During the Euro crisis of 2011/2012, interest rates on government bonds rose, which affected investor confidence. To avoid a similar decline, the ECB has since supported bond prices through extensive purchases. The most important key interest rate, the deposit rate, has already been cut from 4.0 to 2.75 percent, with a further cut expected at the next ECB meeting. This cut could be accompanied by uncertainty over a global tariff war that could potentially trigger a spike in inflation.

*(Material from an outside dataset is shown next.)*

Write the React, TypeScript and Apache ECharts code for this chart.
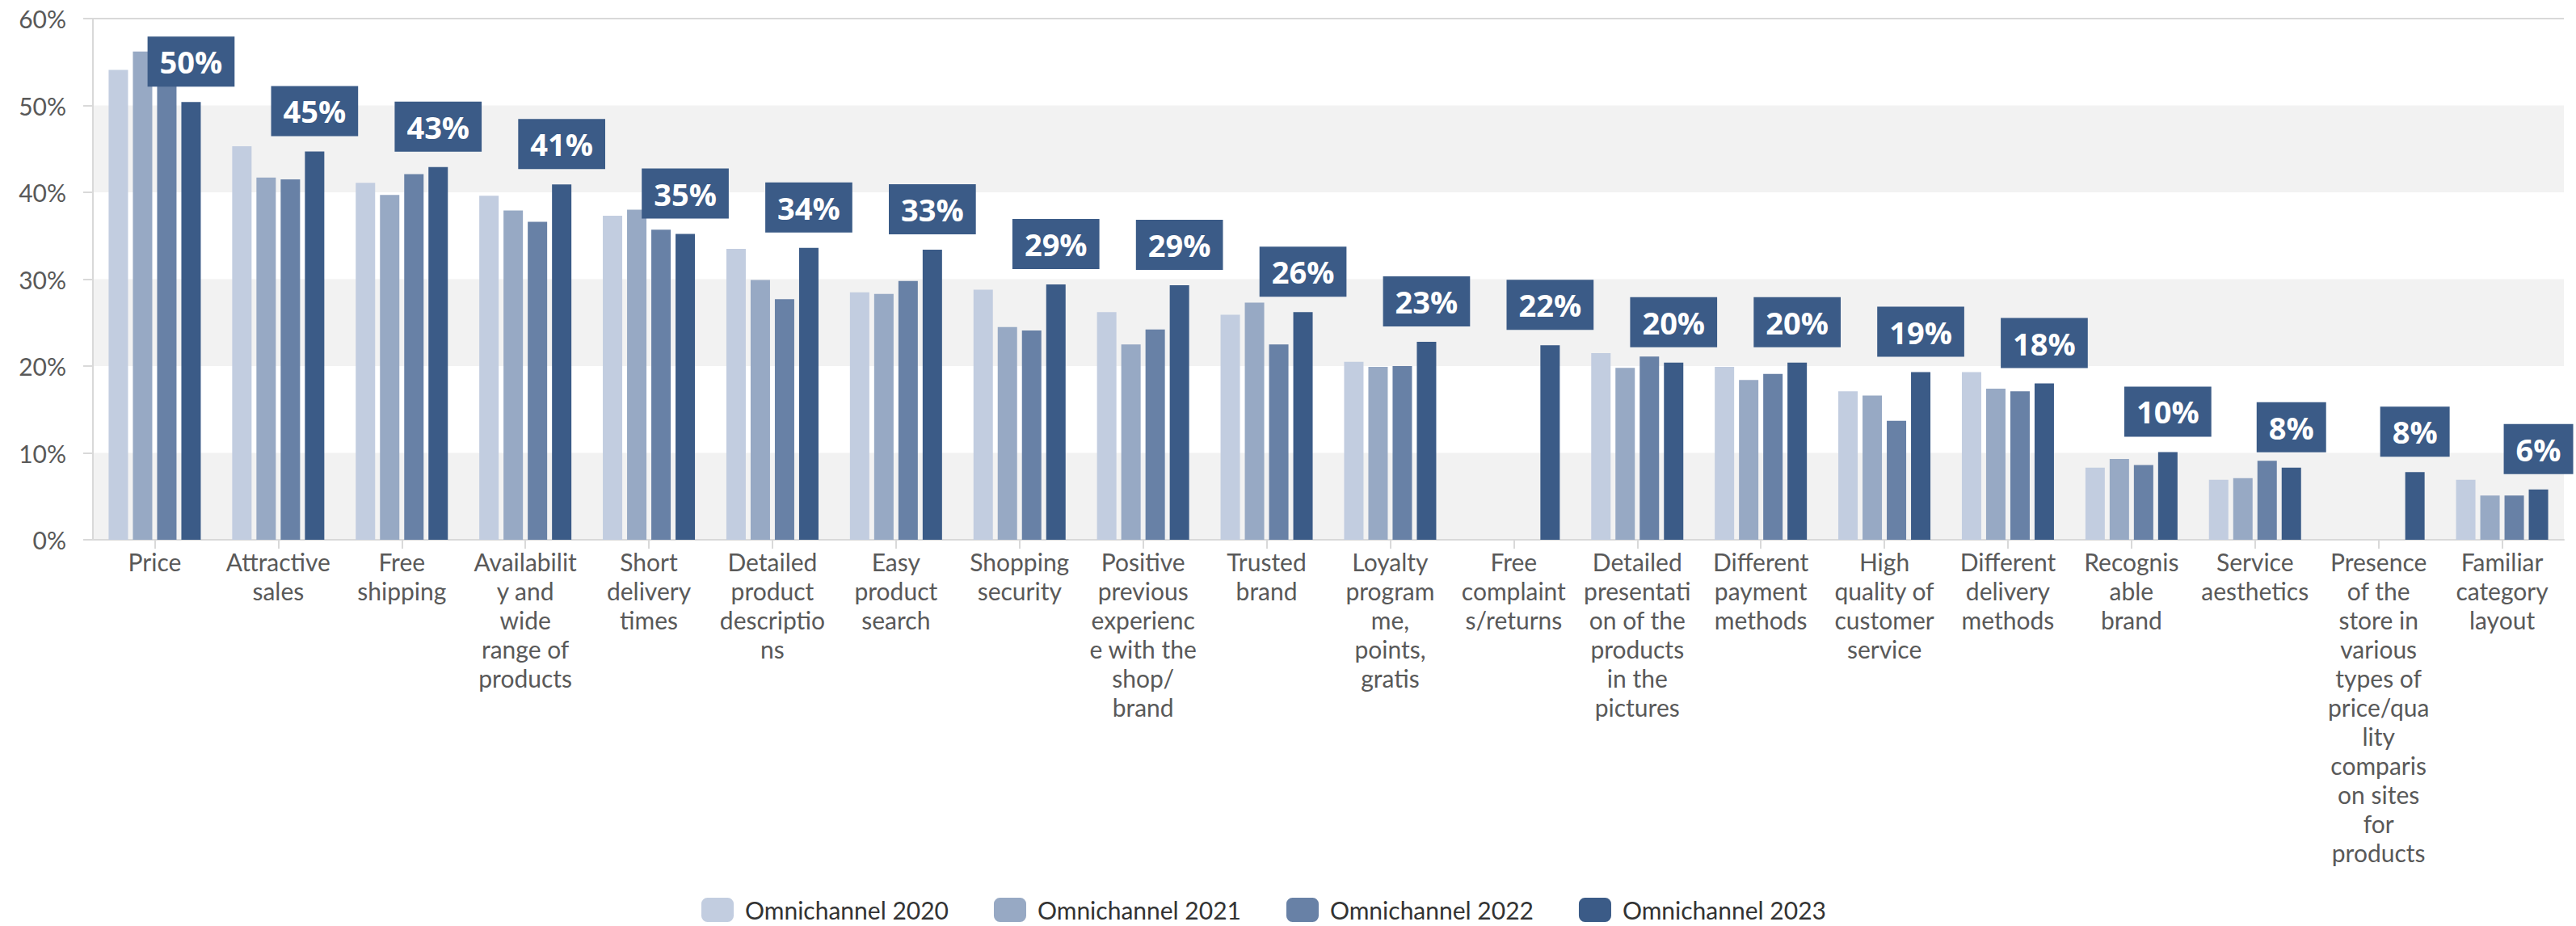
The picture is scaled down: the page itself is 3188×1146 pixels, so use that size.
import React, { useEffect, useRef } from "react";
import * as echarts from "echarts";

const categories = [
  "Price",
  "Attractive sales",
  "Free shipping",
  "Availability and wide range of products",
  "Short delivery times",
  "Detailed product descriptions",
  "Easy product search",
  "Shopping security",
  "Positive previous experience with the shop/brand",
  "Trusted brand",
  "Loyalty programme, points, gratis",
  "Free complaints/returns",
  "Detailed presentation of the products in the pictures",
  "Different payment methods",
  "High quality of customer service",
  "Different delivery methods",
  "Recognisable brand",
  "Service aesthetics",
  "Presence of the store in various types of price/quality comparison sites for products",
  "Familiar category layout",
];

const tickLabels = [
  "Price",
  "Attractive\nsales",
  "Free\nshipping",
  "Availabilit\ny and\nwide\nrange of\nproducts",
  "Short\ndelivery\ntimes",
  "Detailed\nproduct\ndescriptio\nns",
  "Easy\nproduct\nsearch",
  "Shopping\nsecurity",
  "Positive\nprevious\nexperienc\ne with the\nshop/\nbrand",
  "Trusted\nbrand",
  "Loyalty\nprogram\nme,\npoints,\ngratis",
  "Free\ncomplaint\ns/returns",
  "Detailed\npresentati\non of the\nproducts\nin the\npictures",
  "Different\npayment\nmethods",
  "High\nquality of\ncustomer\nservice",
  "Different\ndelivery\nmethods",
  "Recognis\nable\nbrand",
  "Service\naesthetics",
  "Presence\nof the\nstore in\nvarious\ntypes of\nprice/qua\nlity\ncomparis\non sites\nfor\nproducts",
  "Familiar\ncategory\nlayout",
];

const seriesNames = ["Omnichannel 2020", "Omnichannel 2021", "Omnichannel 2022", "Omnichannel 2023"];

const omni2020 = [54.1, 45.3, 41.1, 39.6, 37.3, 33.5, 28.5, 28.8, 26.2, 25.9, 20.5, null, 21.5, 19.9, 17.1, 19.3, 8.3, 6.9, null, 6.9];
const omni2021 = [56.2, 41.7, 39.7, 37.9, 38.0, 29.9, 28.3, 24.5, 22.5, 27.3, 19.9, null, 19.8, 18.4, 16.6, 17.4, 9.3, 7.1, null, 5.1];
const omni2022 = [55.0, 41.5, 42.1, 36.6, 35.7, 27.7, 29.8, 24.1, 24.2, 22.5, 20.0, null, 21.1, 19.1, 13.7, 17.1, 8.6, 9.1, null, 5.1];
const omni2023 = [50.4, 44.7, 42.9, 40.9, 35.2, 33.6, 33.4, 29.4, 29.3, 26.2, 22.8, 22.4, 20.4, 20.4, 19.3, 18.0, 10.1, 8.3, 7.8, 5.8];

const yTicks = [0, 10, 20, 30, 40, 50, 60];

const colors = ["#c2cde0", "#97a9c4", "#6881a6", "#3b5b87"];

export default function App() {
  const ref = useRef<HTMLDivElement>(null);

  useEffect(() => {
    document.body.style.margin = "0";
    if (!ref.current) return;
    const chart = echarts.init(ref.current, undefined, { renderer: "svg" });
    const allData = [omni2020, omni2021, omni2022, omni2023];
    const axisColor = "#d9d9d9";
    const textColor = "#595959";

    const series: any[] = allData.map((d, i) => {
      const s: any = {
        name: seriesNames[i],
        type: "bar",
        data: d.map((v) => (v === null ? "-" : v)),
        barWidth: 24,
        barGap: "25%",
        itemStyle: { color: colors[i] },
        emphasis: { disabled: true },
      };
      if (i === 3) {
        s.label = {
          show: true,
          position: "top",
          distance: 19,
          backgroundColor: "#3b5b87",
          color: "#ffffff",
          fontFamily: "Open Sans",
          fontWeight: "bold",
          fontSize: 38,
          lineHeight: 40,
          padding: [11, 15, 11, 15],
          formatter: (p: any) => Math.round(p.value) + "%",
        };
      }
      if (i === 0) {
        s.markLine = {
          silent: true,
          symbol: "none",
          label: { show: false },
          lineStyle: { color: axisColor, width: 2, type: "solid" },
          data: [{ yAxis: yTicks[yTicks.length - 1] }],
        };
      }
      return s;
    });

    chart.setOption({
      animation: false,
      textStyle: { fontFamily: "Lato" },
      grid: { left: 115, right: 15, top: 23, bottom: 478, containLabel: false },
      legend: {
        data: seriesNames,
        left: 863,
        top: 1106,
        icon: "roundRect",
        itemWidth: 40,
        itemHeight: 30,
        itemGap: 56,
        textStyle: { fontFamily: "Lato", fontSize: 30, color: "#333333", padding: [0, 0, 0, 9] },
        selectedMode: false,
      },
      xAxis: {
        type: "category",
        data: categories,
        axisLine: { show: true, lineStyle: { color: axisColor, width: 2 } },
        axisTick: { show: true, alignWithLabel: true, length: 11, lineStyle: { color: axisColor, width: 2 } },
        axisLabel: {
          interval: 0,
          color: textColor,
          fontFamily: "Lato",
          fontSize: 30,
          lineHeight: 36,
          margin: 9,
          formatter: (_v: string, idx: number) => tickLabels[idx],
        },
        splitLine: { show: false },
      },
      yAxis: {
        type: "value",
        min: yTicks[0],
        max: yTicks[yTicks.length - 1],
        interval: 10,
        axisLine: { show: true, lineStyle: { color: axisColor, width: 2 } },
        axisTick: { show: true, length: 12, lineStyle: { color: axisColor, width: 2 } },
        axisLabel: {
          color: textColor,
          fontFamily: "Lato",
          fontSize: 30,
          margin: 33,
          formatter: "{value}%",
        },
        splitLine: { show: false },
        splitArea: { show: true, areaStyle: { color: ["#f2f2f2", "rgba(255,255,255,0)"] } },
      },
      series,
    });
    return () => chart.dispose();
  }, []);

  return <div ref={ref} style={{ width: 3188, height: 1146 }} />;
}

Interest rate decisions and inflation outlook in the euro area
ECB President Christine Lagarde expressed concerns about the uncertainty of the inflation outlook in the euro area. The inflation rate in Germany is currently 2.3 percent and in the euro zone 2.5 percent, far away from the medium-term target of 2.0 percent. Several ECB members, including Isabel Schnabel, are calling for a debate about a possible stop to interest rate cuts in order to prevent interest rates from remaining too low and thus leading to high inflation and financial crises in the long term. Pressure on central banks is growing worldwide, which could endanger the independence and stability of monetary policy makers.
Overall, the economic situation remains tense in both the US and Europe, while financial market players are closely monitoring how political decisions in both regions will impact the economic environment.